THE HAGUE--Mass rapes, the burning alive of Muslim Rohingya families in their homes and the killing with knives of dozens of children were described by Gambia's legal team as it set out its genocide case against Myanmar at the U.N.'s highest court on Tuesday.
Myanmar's leader Aung San Suu Kyi, a Nobel Peace laureate, looked on impassively as the alleged atrocities were detailed on the first of three days of hearings at the International Court of Justice in The Hague. The case was instituted by Gambia against Buddhist-majority Myanmar in November.
"All that The Gambia asks is that you tell Myanmar to stop these senseless killings," Gambia's Justice Minister Abubacarr Tambadou said in opening comments. "To stop these acts of barbarity and brutality that have shocked and continue to shock our collective conscience. To stop this genocide of its own people."
Suu Kyi is expected on Wednesday to repeat denials of genocide and argue that military "clearance operations" launched in August 2017 were a legitimate counterterrorism response to attacks by Rohingya militants.
Detailing events at the village of Min Gyi, Gambia's lawyer Andrew Loewenstein drew on witness accounts recorded in a report by U.N. investigators, who estimated 750 people were killed there, including more than 100 children under the age of 6.
"There were dead bodies on the floor: young boys from our village," Loewenstein quoted from one survivor's testimony to the U.N. fact-finding mission. "As we entered the house, the soldiers locked the door. One soldier raped me. He stabbed me in the back of my neck and in my abdomen. I was trying to save my baby, who was only 28 days old, but they threw him on the ground and he died."

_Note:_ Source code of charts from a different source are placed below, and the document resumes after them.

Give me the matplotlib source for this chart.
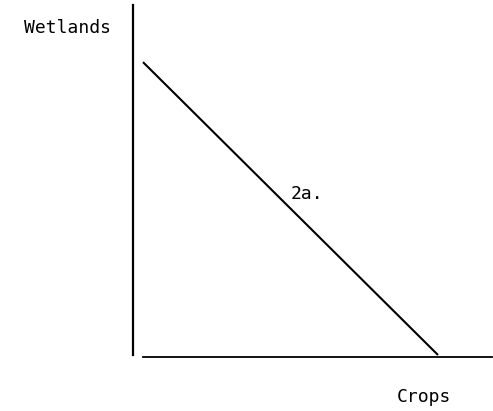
import matplotlib
matplotlib.use("Agg")
import matplotlib.pyplot as plt

# Data: straight production-possibility line between crops and wetlands
crops = [0, 100]
wetlands = [100, 0]
x_label = "Crops"
y_label = "Wetlands"
line_label = "2a."

W, H = 493, 411
fig = plt.figure(figsize=(W / 100, H / 100), dpi=100)
fig.patch.set_facecolor("white")

# axes box in pixels: left 133, right 492, top 5, bottom 357
ax = fig.add_axes([133 / W, (H - 357) / H, (492 - 133) / W, (357 - 5) / H])
ax.set_facecolor("white")
ax.plot(crops, wetlands, color="black", lw=1.5, solid_capstyle="butt")

ax.set_xlim(-3.39, 118.3)
ax.set_ylim(-0.68, 119.5)

for s in ["top", "right"]:
    ax.spines[s].set_visible(False)
ax.spines["left"].set_linewidth(1.6)
ax.spines["bottom"].set_linewidth(1.3)
ax.spines["left"].set_bounds(0, 119.5)
ax.spines["bottom"].set_bounds(0, 118.3)
ax.set_xticks([])
ax.set_yticks([])

mono = dict(family="DejaVu Sans Mono", color="black")
fig.text(68 / W, 1 - 28 / H, y_label, ha="center", va="center", fontsize=13, **mono)
fig.text(424 / W, 1 - 397 / H, x_label, ha="center", va="center", fontsize=13, **mono)
ax.text(55.5, 55, line_label, ha="center", va="center", fontsize=13, **mono)

fig.savefig("out.png", dpi=100, facecolor="white")
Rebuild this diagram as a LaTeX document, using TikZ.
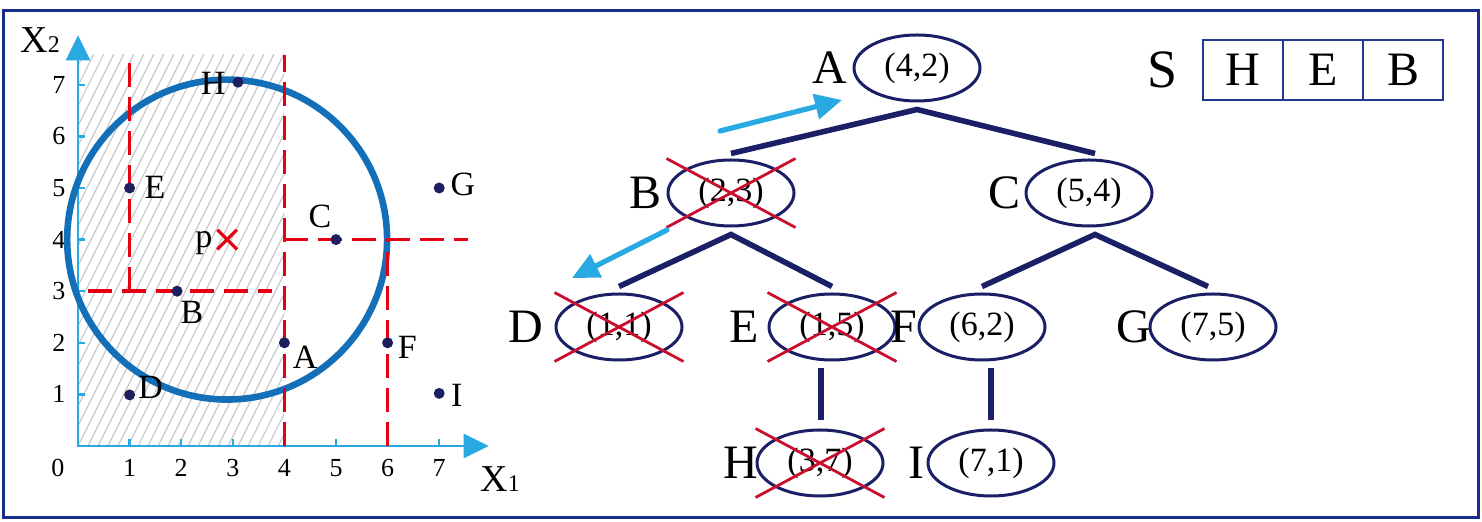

At the end of Tuesday's hearing Gambia asked the court to order special measures to protect the Rohingya. The so-called provisional measures would act as a kind of restraining order for the Myanmar military until the case is heard in full.
"Only in this way can we hope the rights of the Gambia and the safety of the Rohingya group be fully protected," said Philippe Sands, another lawyer for the tiny, mostly Muslim West African country.
More than 730,000 Rohingya fled Myanmar after the military-led crackdown and were forced into squalid camps across the border in Bangladesh. The U.N. investigators concluded the military campaign was executed with "genocidal intent".
Myanmar has previously denied almost all allegations made by refugees against its troops, including of mass rape, killings and arson, and promised to punish any soldiers involved in what it says were isolated cases of wrongdoing.
Outside the court, dozens of Rohingya demonstrated to demand justice for victims. Hours earlier in Yangon, Myanmar's commercial capital, thousands of people had rallied in support of Suu Kyi. "It's like Mother Suu went to the frontlines for our country," said 58-year-old Myint Myint Thwin. "Therefore to show our support and that we stand with her we joined this march."
Once feted in the West, Suu Kyi has faced mounting international criticism over the Rohingya crisis. But she has remained popular at home since coming to power 2016 as part of the transition to democracy after decades of military rule.
Gambia is arguing that Myanmar's forces carried out widespread and systematic atrocities that constituted genocide, and that in doing so Myanmar violated its obligations under the 1948 Genocide Convention. This week's proceedings, before a panel of 17 judges, will not deal with whether Myanmar is guilty of the most serious international crime, but will focus on Gambia's request for provisional measures. A decision on that request is expected within weeks.